В этих оценках есть полуправда. Идеологические призывы к «единству трех революционных сил современности» подразумевали подрыв «позиций империализма» на Ближнем и Среднем Востоке. Но главный порок такого анализа состоял в том, что с конца 60-х годов СССР был державой не на подъеме, а на все более крутой кривой упадка. Влияние СССР в регионе сначала медленно, а потом все более стремительно уменьшалось, и он более, чем США, на деле, а не на словах был заинтересован в сохранении статус-кво. Даже вмешательство в Афганистане действительно было «оборонительной агрессией», и его неудача лишь подтвердила общую тенденцию.
Но дело не только в этом. Внутренняя динамика развития событий в регионе создавала и нестабильность, и конфликты, и антизападные настроения, потому что именно Запад ассоциировался с болезненной ломкой старых структур, с капиталистической модернизацией.
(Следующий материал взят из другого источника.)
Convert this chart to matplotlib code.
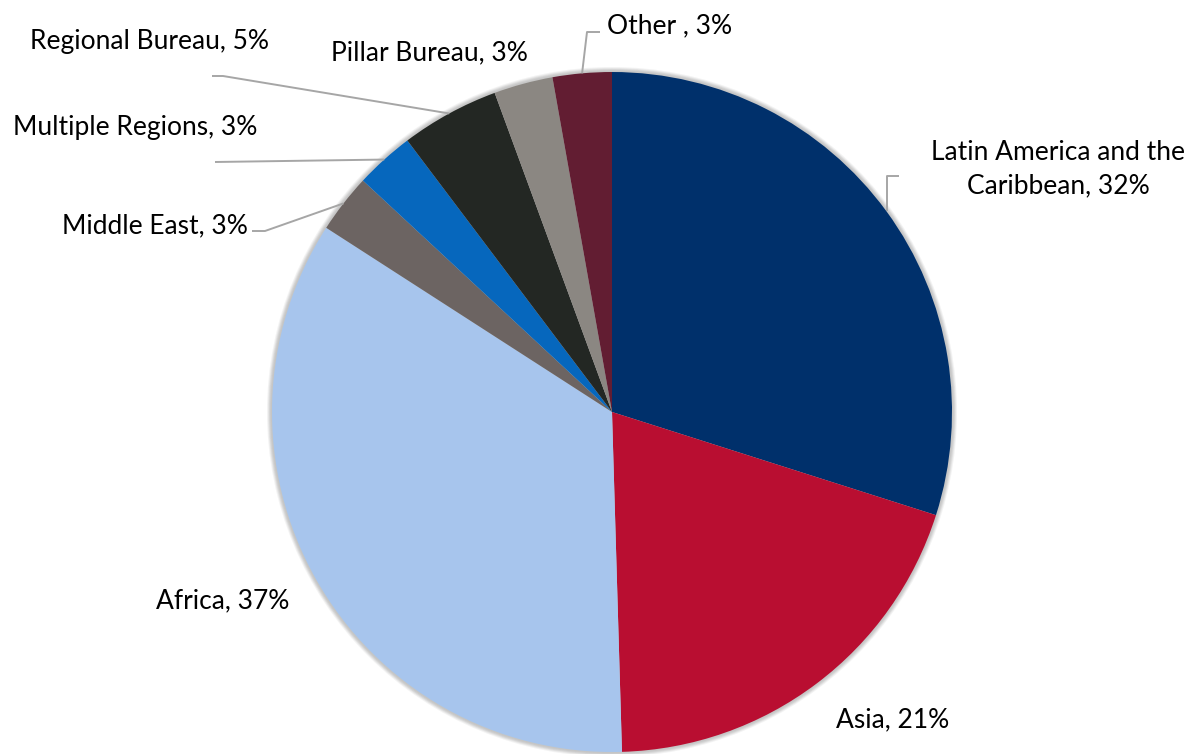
import matplotlib.pyplot as plt
import numpy as np
from matplotlib.patches import Circle

plt.rcParams['font.family'] = ['Lato', 'DejaVu Sans']

# --- Données ---
regions = ["Latin America and the\nCaribbean", "Asia", "Africa", "Middle East",
           "Multiple Regions", "Regional Bureau", "Pillar Bureau", "Other "]
parts = [32, 21, 37, 3, 3, 5, 3, 3]
couleurs = ["#00306b", "#b90e31", "#a7c5ed", "#6c6462",
            "#0667bd", "#232723", "#8b8782", "#621d32"]

W, H = 1201, 754
cx, cy, R = 612, 412, 340
taille = 19

fig = plt.figure(figsize=(W / 100, H / 100), dpi=100)
ax = fig.add_axes([0, 0, 1, 1])


def py(y):
    # y mesuré depuis le haut
    return H - y


# ombre légère autour du disque
for k, a in zip(range(5, 0, -1), [0.2, 0.3, 0.45, 0.6, 0.8]):
    ax.add_patch(Circle((cx, py(cy)), R + k, color="#c4c4c4", alpha=a, lw=0, zorder=0))

wedges, _ = ax.pie(parts, colors=couleurs, startangle=90, counterclock=False,
                   center=(cx, py(cy)), radius=R, frame=True,
                   wedgeprops=dict(linewidth=0))
ax.set_xlim(0, W)
ax.set_ylim(0, H)
ax.set_aspect('equal')
ax.axis('off')


def bord(w):
    ang = np.deg2rad((w.theta1 + w.theta2) / 2)
    return cx + R * np.cos(ang), py(cy) + R * np.sin(ang)


# --- Étiquettes ---
etiquettes = [
    # (index, x centre, ligne de base depuis le haut)
    (1, 893, 727),
    (2, 223, 608),
    (3, 155, 233),
    (4, 135, 135),
    (5, 149, 49),
    (6, 429, 60),
    (7, 670, 33),
]
for i, x, yb in etiquettes:
    ax.text(x, py(yb), f"{regions[i]}, {parts[i]}%", ha='center', va='baseline',
            fontsize=taille, color='black')

# étiquette sur deux lignes
ax.text(1058, py(160), "Latin America and the", ha='center', va='baseline', fontsize=taille)
ax.text(1058, py(193), f"Caribbean, {parts[0]}%", ha='center', va='baseline', fontsize=taille)

# --- Lignes de rappel ---
gris = "#a6a6a6"
chemins = {
    0: [(899, 176), (887, 176)],
    3: [(252, 231), (265, 231)],
    4: [(215, 162)],
    5: [(212, 76), (223, 76)],
    7: [(600, 32), (587, 32)],
}
for i, pts in chemins.items():
    xs = [p[0] for p in pts]
    ys = [py(p[1]) for p in pts]
    bx, by = bord(wedges[i])
    if i == 0:
        # crochet vertical jusqu'au bord
        xs.append(xs[-1])
    else:
        xs.append(bx)
    ys.append(by)
    ax.plot(xs, ys, color=gris, lw=1.4, zorder=1, solid_capstyle='butt')

plt.savefig("out.png", dpi=100)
Действительно, регион не требовал и не требует участия извне какой-либо державы, «недовольной статус-кво», чтобы оказаться в состоянии дестабилизации, брожения, чреватого взрывами. Воспоминания о колониальной эпохе, неудовлетворенные, иррациональные, а поэтому разрушительные национальные амбиции, этнические и конфессиональные столкновения, наличие полюсов богатства и нищеты — и внутри отдельных стран, и между ними — все это создавало объективные условия для подрыва статус-кво. Хрупкость политических структур, по большей части заимствованных у Запада, но переживающих болезненное приспособление к местным условиям и традициям, рост коррумпированных и неэффективно правящих элит сами по себе программировали внутреннюю нестабильность, взрывы и катаклизмы. Массы населения, ставшие пасынками капиталистической модернизации, отвергали ценности западного общества. Политизированный ислам привлекал низы и часть верхов, что приводило к широким народным движениям, подавляемым режимами, и к брожению интеллектуальной элиты и предвещало новые политические бури вне зависимости от конкретной политики западных держав или СССР.
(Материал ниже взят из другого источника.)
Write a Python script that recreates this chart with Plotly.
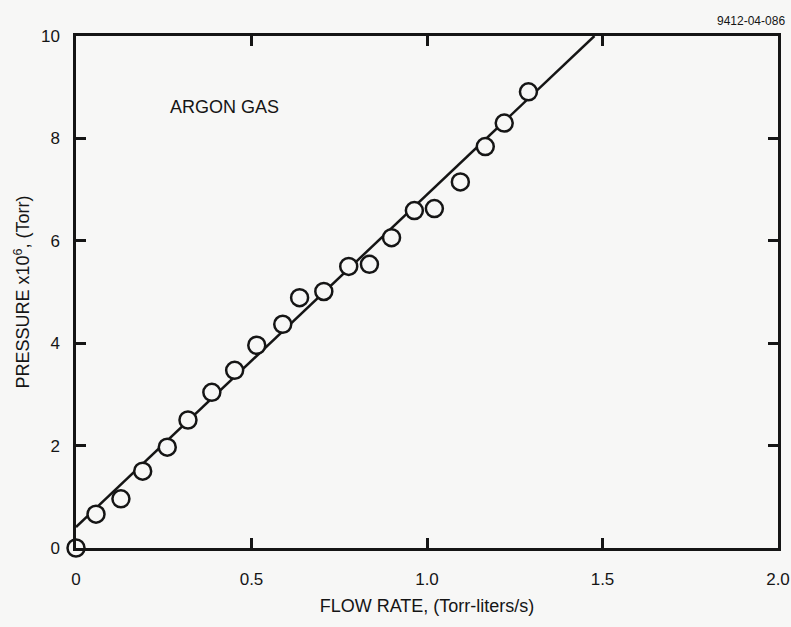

В этих условиях даже старый, доперестроечный Советский Союз был не менее, чем США, заинтересован в том, чтобы предотвратить региональные взрывы с непредсказуемыми последствиями. Иранская революция, например, хотя и приветствовалась по причине ее антиамериканизма, привела к серьезным экономическим потерям для СССР (были прерваны поставки газа из Ирана). События в Иране поднимали волну мусульманского возрождения в советских республиках Средней Азии и Закавказья. Арабо-израильский конфликт не раз угрожал втянуть Советский Союз в конфронтацию сверхдержав, которой он стремился избежать, и тоже приносил значительные экономические потери. Ирано-иракская война создала для СССР трудности во взаимоотношениях и с Багдадом, и с Тегераном, вызвала усиление военно-морских сил США в Индийском океане и опять-таки нанесла ущерб экономическому сотрудничеству и с Ираном, и с Ираком.
Дважды произошло смещение центра тяжести в конфликтных ситуациях — из зоны арабо-израильского противостояния в зону Персидского залива: сначала в 1980–1988 годах в связи с ирано-иракской войной и советской вовлеченностью в Афганистане и начиная с августа 1990 года в связи с иракской агрессией в Кувейте. Лишь интифада — мирное восстание палестинцев на оккупированных территориях — и проблема иммиграции советских евреев в Израиль прерывали эту тенденцию, вновь переносили внимание на отношения между Израилем и арабами.
Оценки действий Советского Союза как «имперских» и «агрессивных», а затем как направленных на «нарушение статус-кво» господствовали в западном политическом мышлении. Они оспаривались лишь некоторыми исследователями, и, так как это было достаточно редко, стоит процитировать одного из них. «На проблему можно смотреть по-другому. Попытки исключить Советский Союз из региона либо через дипломатические маневры, либо через действия в арабо-израильской зоне, через финансовые и стратегические связи в Заливе — все это вызывается безответственным поведением, в котором обвиняют именно Советский Союз. Аналитически неточна и вводит в заблуждение оценка советской политики как игры с нулевым результатом. Советский Союз не несет ответственности за радикальную нестабильность, которая отличает политику на Ближнем Востоке. Хотя он слишком вовлечен в события в регионе, слишком подвержен ударам, чтобы пассивно наблюдать за разрушением своего влияния, его амбиции и возможности не неограниченны. И если оценивать объективно, то советская политика в регионе стремится к осторожности и прагматизму»{285}
. Автор отмечал опасность проведения Вашингтоном политики на Ближнем Востоке без учета мнения Москвы для интересов самих США и считал, что есть возможности для взаимоприемлемых соглашений, которые позволили бы начать конструктивно вовлекать Советский Союз в региональные дела.